Do this: In the listing below, locate the line with "Generate a Python" and the line with "plt.rcParams['font.family'] = ['Liberation", then output both and everything between them exactly, minus any pictures.

Records shown:
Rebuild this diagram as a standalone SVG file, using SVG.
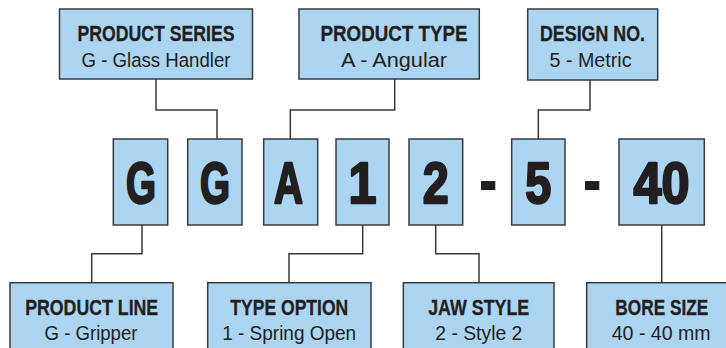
<svg xmlns="http://www.w3.org/2000/svg" width="726" height="348" viewBox="0 0 726 348">
<style>
.box{fill:#abd5f0;stroke:#3a3a3c;stroke-width:1.5}
.t{font-family:"Liberation Sans",Arial,sans-serif;font-weight:bold;font-size:22px;fill:#231f20;stroke:#231f20;stroke-width:0.3;text-anchor:middle}
.tb{font-family:"Liberation Sans",Arial,sans-serif;font-weight:bold;font-size:21.5px;fill:#231f20;stroke:#231f20;stroke-width:0.3;text-anchor:middle}
.s{font-family:"Liberation Sans",Arial,sans-serif;font-size:19.5px;fill:#231f20;text-anchor:middle}
.big{font-family:"Liberation Sans",Arial,sans-serif;font-weight:bold;font-size:58px;fill:#231f20;stroke:#231f20;stroke-width:2.4;stroke-linejoin:round;text-anchor:middle}
.c{fill:none;stroke:#3a3a3c;stroke-width:1.5}
</style>
<rect width="726" height="348" fill="#ffffff"/>
<g id="connectors">
<path class="c" d="M156 79 V110 H217 V139"/>
<path class="c" d="M394.7 79 V110 H290.3 V139"/>
<path class="c" d="M590 80 V110 H538.3 V139"/>
<path class="c" d="M142 225 V253.7 H91.7 V282.7"/>
<path class="c" d="M362.7 225 V253.7 H289 V282.7"/>
<path class="c" d="M435.7 225 V253.7 H479 V282.7"/>
<path class="c" d="M661.7 225 V282.7"/>
</g>
<g id="product-series">
<rect class="box" x="59.5" y="9" width="193" height="70"/>
<text class="t" x="156" y="41" textLength="157" lengthAdjust="spacingAndGlyphs">PRODUCT SERIES</text>
<text class="s" x="156" y="67" textLength="149" lengthAdjust="spacingAndGlyphs">G - Glass Handler</text>
</g>
<g id="product-type">
<rect class="box" x="299" y="9" width="180.3" height="70"/>
<text class="t" x="394" y="41" textLength="147" lengthAdjust="spacingAndGlyphs">PRODUCT TYPE</text>
<text class="s" x="394" y="67" textLength="106" lengthAdjust="spacingAndGlyphs">A - Angular</text>
</g>
<g id="design-no">
<rect class="box" x="527.7" y="9" width="130" height="71"/>
<text class="t" x="592.5" y="41" textLength="105" lengthAdjust="spacingAndGlyphs">DESIGN NO.</text>
<text class="s" x="590.5" y="67" textLength="82" lengthAdjust="spacingAndGlyphs">5 - Metric</text>
</g>
<g id="code-g1">
<rect class="box" x="113.3" y="139" width="54.4" height="86"/>
<text class="big" x="141" y="203" textLength="30" lengthAdjust="spacingAndGlyphs">G</text>
</g>
<g id="code-g2">
<rect class="box" x="187.7" y="139" width="54.3" height="86"/>
<text class="big" x="215" y="203" textLength="30" lengthAdjust="spacingAndGlyphs">G</text>
</g>
<g id="code-a">
<rect class="box" x="263.7" y="139" width="54" height="86"/>
<text class="big" x="288.5" y="203" textLength="29" lengthAdjust="spacingAndGlyphs">A</text>
</g>
<g id="code-1">
<rect class="box" x="336" y="139" width="53" height="86"/>
<text class="big" x="362.5" y="203" textLength="28" lengthAdjust="spacingAndGlyphs">1</text>
</g>
<g id="code-2">
<rect class="box" x="409" y="139" width="53.7" height="86"/>
<text class="big" x="435.8" y="203" textLength="26" lengthAdjust="spacingAndGlyphs">2</text>
</g>
<g id="dash-1">
<rect x="481" y="181" width="14.3" height="9" fill="#231f20"/>
</g>
<g id="code-5">
<rect class="box" x="511.7" y="139" width="53.3" height="86"/>
<text class="big" x="538.3" y="203" textLength="26" lengthAdjust="spacingAndGlyphs">5</text>
</g>
<g id="dash-2">
<rect x="585" y="181" width="14.3" height="9" fill="#231f20"/>
</g>
<g id="code-40">
<rect class="box" x="619" y="139" width="85.3" height="86"/>
<text class="big" x="661.5" y="203" textLength="56" lengthAdjust="spacingAndGlyphs">40</text>
</g>
<g id="product-line">
<rect class="box" x="10" y="282.7" width="163" height="80"/>
<text class="tb" x="91.7" y="315" textLength="133" lengthAdjust="spacingAndGlyphs">PRODUCT LINE</text>
<text class="s" x="91" y="340" textLength="93" lengthAdjust="spacingAndGlyphs">G - Gripper</text>
</g>
<g id="type-option">
<rect class="box" x="207.7" y="282.7" width="163.3" height="80"/>
<text class="tb" x="289.3" y="315" textLength="118" lengthAdjust="spacingAndGlyphs">TYPE OPTION</text>
<text class="s" x="289.2" y="340" textLength="134" lengthAdjust="spacingAndGlyphs">1 - Spring Open</text>
</g>
<g id="jaw-style">
<rect class="box" x="403.3" y="282.7" width="150.7" height="80"/>
<text class="tb" x="478.7" y="315" textLength="101" lengthAdjust="spacingAndGlyphs">JAW STYLE</text>
<text class="s" x="478.8" y="340" textLength="87" lengthAdjust="spacingAndGlyphs">2 - Style 2</text>
</g>
<g id="bore-size">
<rect class="box" x="586.7" y="282.7" width="150" height="80"/>
<text class="tb" x="661.8" y="315" textLength="93" lengthAdjust="spacingAndGlyphs">BORE SIZE</text>
<text class="s" x="661.2" y="340" textLength="99" lengthAdjust="spacingAndGlyphs">40 - 40 mm</text>
</g>
</svg>
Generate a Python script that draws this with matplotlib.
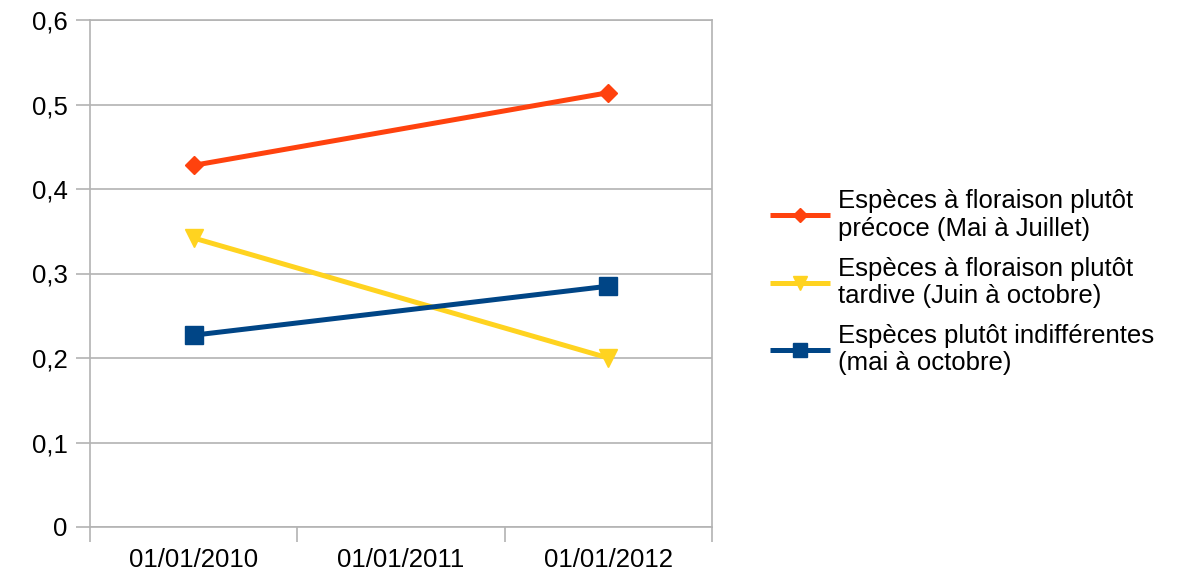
import numpy as np
import matplotlib.pyplot as plt
from matplotlib.ticker import FixedLocator, FuncFormatter

plt.rcParams['font.family'] = ['Liberation Sans', 'DejaVu Sans']

dates = ["01/01/2010", "01/01/2011", "01/01/2012"]
precoce = [0.428, np.nan, 0.514]
tardive = [0.342, np.nan, 0.200]
indiff = [0.227, np.nan, 0.285]

labels = [
    "Espèces à floraison plutôt\nprécoce (Mai à Juillet)",
    "Espèces à floraison plutôt\ntardive (Juin à octobre)",
    "Espèces plutôt indifférentes\n(mai à octobre)",
]
colors = ["#ff420e", "#ffd320", "#004586"]
markers = [("D", 9.5), ("v", 13.5), ("s", 13.5)]

grid_col = "#b3b3b3"
fs = 18.5

fig = plt.figure(figsize=(11.96, 5.77), dpi=100)
ax = fig.add_axes([90 / 1196, 1 - 527 / 577, (712 - 90) / 1196, (527 - 20) / 577])

x = np.arange(len(dates))
for vals, lab, col, (mk, ms) in zip([precoce, tardive, indiff], labels, colors, markers):
    v = np.array(vals, dtype=float)
    ok = ~np.isnan(v)
    # missing years are skipped, the line joins the known points
    ax.plot(x[ok], v[ok], color=col, lw=3.6, marker=mk, ms=ms,
            label=lab, solid_capstyle="butt")

ax.set_xlim(-0.5, len(dates) - 0.5)
ax.set_ylim(0, 0.6)

# category boundaries get the tick marks, names sit in between
ax.xaxis.set_major_locator(FixedLocator(np.arange(len(dates) + 1) - 0.5))
ax.xaxis.set_minor_locator(FixedLocator(x))
ax.set_xticklabels([], minor=False)
ax.set_xticklabels(dates, minor=True)
ax.tick_params(axis="x", which="major", length=11, color=grid_col, width=1.2)
ax.tick_params(axis="x", which="minor", length=0, pad=15, labelsize=fs)

ax.set_yticks(np.arange(0, 0.61, 0.1))
ax.yaxis.set_major_formatter(FuncFormatter(lambda v, p: f"{v:.1f}".replace(".", ",").replace("0,0", "0")))
ax.tick_params(axis="y", length=10, color=grid_col, width=1.2, labelsize=fs, pad=6)

ax.grid(axis="y", color=grid_col, lw=1.2)
ax.set_axisbelow(True)
for s in ax.spines.values():
    s.set_color(grid_col)
    s.set_linewidth(1.2)

leg = ax.legend(loc="center left", bbox_to_anchor=(1.093, 0.483), frameon=False,
                fontsize=fs, handlelength=2.33, handletextpad=0.32,
                labelspacing=0.62, markerscale=0.7, borderpad=0, borderaxespad=0)
for t in leg.get_texts():
    t.set_linespacing(1.17)

fig.savefig("out.png", dpi=100)
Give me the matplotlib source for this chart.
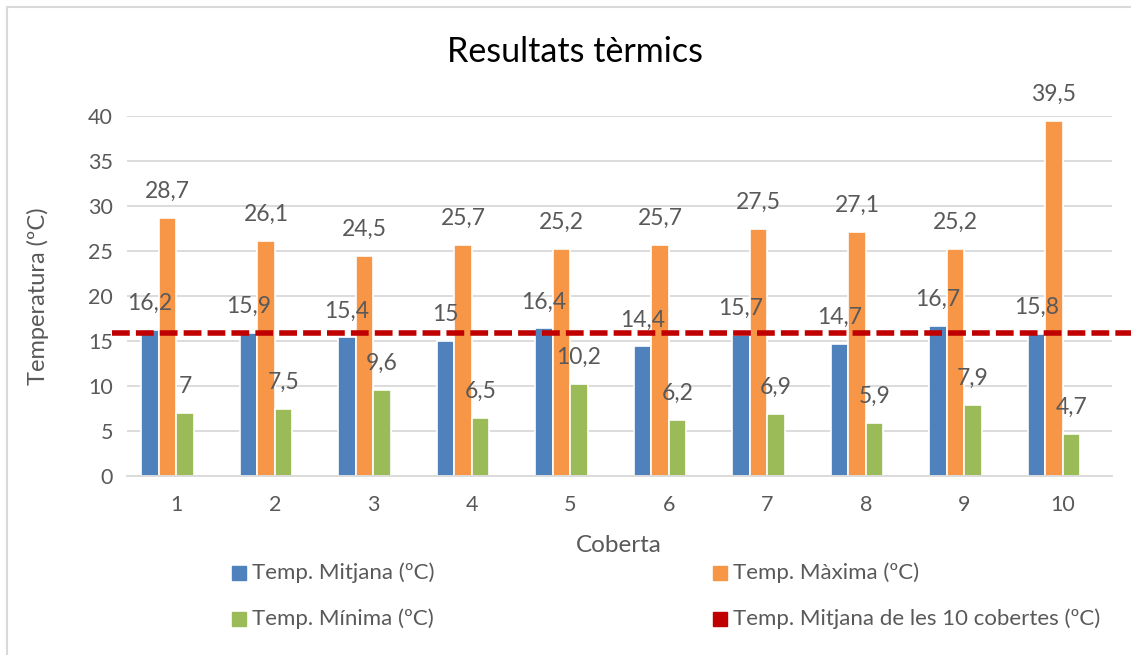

Solution to this exercise:
Generate a Python script that draws this with matplotlib.
import numpy as np
import matplotlib.pyplot as plt
from matplotlib.ticker import FixedLocator, FuncFormatter

plt.rcParams['font.family'] = ['Liberation Sans', 'DejaVu Sans']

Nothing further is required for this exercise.